During the build process a schema description file is used to define the object schemas and generate C++ classes to access individual fields from the packed property bag. The schema file also defines “persistence groups” which are used to specify which objects should be packed together into a single key-value. This provides flexibility in how the in-memory objects are packed on disk so it can be tuned as features and usage change. Schema transitions require a migration of the cache file, which keeps the running state simple (even if managing the user experience during migration is non-trivial).
Collections are explicitly designed to represent the ordering as presented to the user so they are stored and accessed with good locality. The objects and collections are designed to have good locality and require minimal additional data structures built up around them. This means that the process of starting the application and loading the dataset involves both minimal IO operations and minimal allocations and creation of additional data structures — which makes it wicked fast.
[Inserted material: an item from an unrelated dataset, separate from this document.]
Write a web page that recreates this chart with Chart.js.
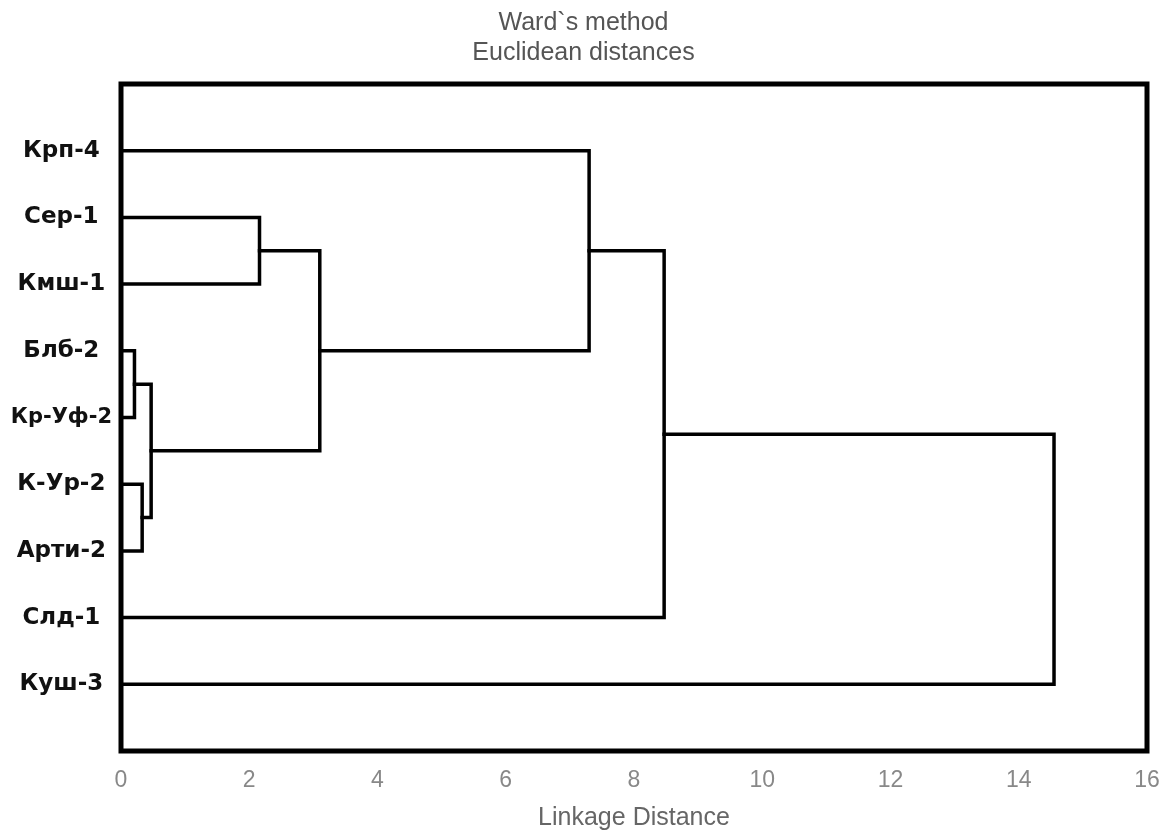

Note that Outlook is heavily leveraging that it is a read-dominated application — it is mostly reading and displaying content, not modifying it.
The thing that struck me about this whole design was this focus on a very clear end-to-end goal. This was achieved not by building a mysterious magic black box, but by building a component that was very transparent about its behavior guarantees and allowed higher layers to leverage those behaviors to achieve the end goal. Such an approach also ends up being very evolvable over time, since the responsibilities stay clear between layers.